Key insight: Vision transformers trained in a self-supervised fashion —  such as feeding them unlabeled images with missing patches and training them to fill in the blanks — yield uneven results beyond a certain number of training steps. Further training increases performance on tasks that depend on analyzing an image globally, like classification and face recognition, but degrades it in tasks that concentrate on portions of an image, like image segmentation and depth estimation. The DINOv3 team discovered the reason: The model’s embeddings of random patches become more similar as training continues.
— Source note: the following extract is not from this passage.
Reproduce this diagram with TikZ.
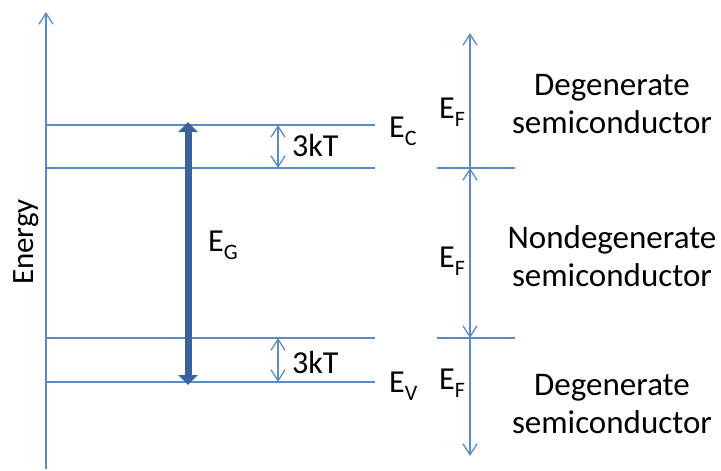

To counteract this, they used the model trained up to that point as a teacher and trained successive versions to avoid producing patch embeddings that were more similar to one another than the teacher’s embeddings were.

How it works: The building of DINOv3 followed that of its predecessor DINOv2 but added a new loss term.

  • The team trained DINOv3 to embed images of size 256x256 pixels for the first 1 million steps. During this phase, they measured how well DINOv3 segmented many images after different numbers of training steps. For each test, they froze the model and trained a linear layer, given an embedding of an image from the PASCAL VOC dataset that includes images and segmentation maps, to segment the image. The model’s segmentation score (measured using mean intersection over union, the overlap between the model’s output and ground truth) peaked after around 100,000 training steps and decreased steadily after around 200,000 training steps.
  • To enable the model to relearn how to produce different patch embeddings — a skill increasingly lost during the first phase of training — they continued to train DINOv3 for another 10,000 to 30,000 steps using an additional loss term. The new loss term aimed to minimize the difference in the degrees of similarity between patch embeddings produced by the current model and those produced by the model at 100,000 training steps. They compared the degree of dissimilarity rather than comparing the embeddings themselves so the model learned to make embeddings that are different from those produced by its less-trained counterpart but different to the degree that is associated with good performance on tasks like segmentation. 
  • They trained the model in the same way for another 10,000 steps on image sizes up to 768x768 pixels.

Results: The authors adapted the trained embedding model for various uses by adding separate linear layers and training them on tasks including segmentation and classification.

  • Segmenting images in PASCAL VOC, DINOv3 achieved 86.6 mean IoU (intersection over union, higher is better). DINOv2 achieved 83.1 mean IoU, and SigLIP 2, a model trained via weak supervision to produce similar embeddings of text and images, achieved 72.7 mean IoU.
  • Classifying images in ImageNet, DINOv3 (88.4 percent accuracy) outperformed the next-best self-supervised model DINOv2 (87.3 percent accuracy). It underperformed two weakly supervised models, SigLIP 2 (89.1 percent accuracy) and PECore (89.3 percent accuracy).

Why it matters: Unsupervised learning is important in visual AI because image and video data are more common than image-text and video-text data. The additional loss term enabled the team to use this more plentiful data to improve performance on both globally and locally focused tasks.

We’re thinking: Model builders have raced to make ever bigger large language models trained on more data, and their performance has improved with each leap in size. That hasn’t happened with vision transformers, but DINOv3, which is 6 times larger and trained on an order of magnitude more data than its predecessor, suggests that it could.